INSTRUCTIONS TO FOLLOW:
Working from the top of the listing below, retype each line through the line containing "W, H = 874, 552", both included, with no pictures.

DATA SHOWN:
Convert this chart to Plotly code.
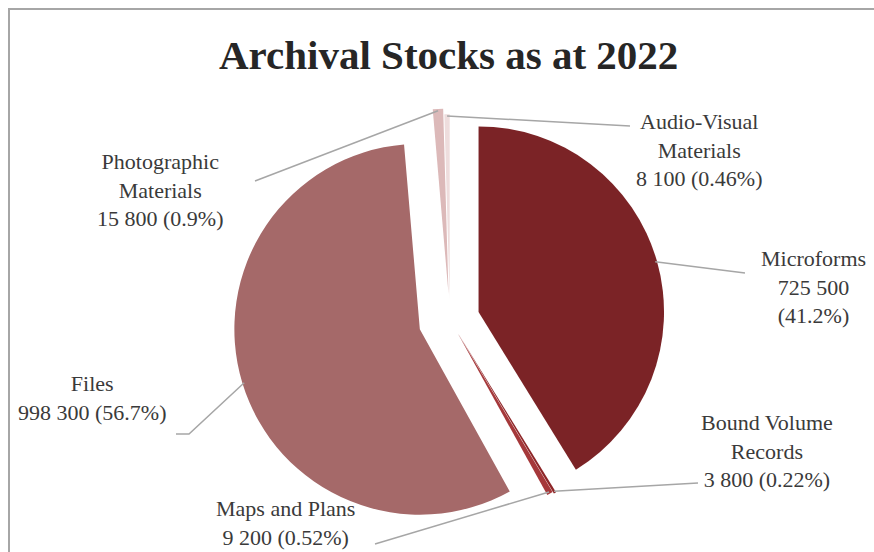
import math
import plotly.graph_objects as go

W, H = 874, 552

# Slices in clockwise order starting at 12 o'clock
categories = ["Microforms", "Bound Volume Records", "Maps and Plans",
              "Files", "Photographic Materials", "Audio-Visual Materials"]
label_names = ["Microforms", "Bound Volume<br>Records", "Maps and Plans",
               "Files", "Photographic<br>Materials", "Audio-Visual<br>Materials"]
values = [725500, 3800, 9200, 998300, 15800, 8100]
percents = [41.2, 0.22, 0.52, 56.7, 0.9, 0.46]
value_pct_sep = ["<br>", " ", " ", " ", " ", " "]

colors = ["#7b2326", "#8e2628", "#a5383a", "#a56969", "#dcb9b9", "#eedddd"]
pulls = [0.16, 0.09, 0.08, 0.17, 0.14, 0.11]

# label text centres and leader-line anchor points (pixels)
label_pos = [(813, 287), (767, 451), (285, 523), (92, 398), (160, 190), (699, 150)]
leader_ends = [[(745, 273)], [(698, 483)], [(375, 544)],
               [(176, 434), (189, 434)], [(255, 181)], [(630, 126)]]

FONT = "Liberation Serif"
TEXT_COLOR = "#3a3a3a"

# pie box (pixels)
CX, CY, BOX = 450, 320, 434
dom_x = [(CX - BOX / 2) / W, (CX + BOX / 2) / W]
dom_y = [1 - (CY + BOX / 2) / H, 1 - (CY - BOX / 2) / H]
R = (BOX / 2) / (1 + max(pulls))


def px(x, y):
    return x / W, 1 - y / H


fig = go.Figure()
fig.add_trace(go.Pie(
    labels=categories,
    values=values,
    sort=False,
    direction="clockwise",
    rotation=0,
    pull=pulls,
    marker=dict(colors=colors, line=dict(width=0)),
    textinfo="none",
    hoverinfo="label+value+percent",
    domain=dict(x=dom_x, y=dom_y),
    showlegend=False,
))

total = sum(values)
shapes = []
annotations = []
cum = 0
for i, v in enumerate(values):
    mid = (cum + v / 2) / total * 2 * math.pi
    cum += v
    dist = R * (0.99 + pulls[i])
    tip = (CX + dist * math.sin(mid), CY - dist * math.cos(mid))
    pts = leader_ends[i] + [tip]
    path = "M " + " L ".join(f"{px(*p)[0]:.5f},{px(*p)[1]:.5f}" for p in pts)
    shapes.append(dict(type="path", xref="paper", yref="paper", path=path,
                       line=dict(color="#a6a6a6", width=1.5)))
    value_txt = f"{v:,}".replace(",", " ")
    text = f"{label_names[i]}<br>{value_txt}{value_pct_sep[i]}({percents[i]:g}%)"
    lx, ly = px(*label_pos[i])
    annotations.append(dict(x=lx, y=ly, xref="paper", yref="paper", text=text,
                            showarrow=False, xanchor="center", yanchor="middle",
                            align="center",
                            font=dict(family=FONT, size=22, color=TEXT_COLOR)))

# chart frame
shapes.append(dict(type="rect", xref="paper", yref="paper",
                   x0=9 / W, y0=1 - 9 / H, x1=1.02, y1=-0.02,
                   line=dict(color="#a6a6a6", width=2)))

annotations.append(dict(x=448 / W, y=1 - 55 / H, xref="paper", yref="paper",
                        text="<b>Archival Stocks as at 2022</b>", showarrow=False,
                        xanchor="center", yanchor="middle",
                        font=dict(family=FONT, size=41, color="#262626")))

fig.update_layout(
    width=W, height=H,
    margin=dict(l=0, r=0, t=0, b=0),
    paper_bgcolor="white",
    plot_bgcolor="white",
    shapes=shapes,
    annotations=annotations,
)

fig.write_html("out.html")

RESULT FOR THIS TASK:
Convert this chart to Plotly code.
import math
import plotly.graph_objects as go

W, H = 874, 552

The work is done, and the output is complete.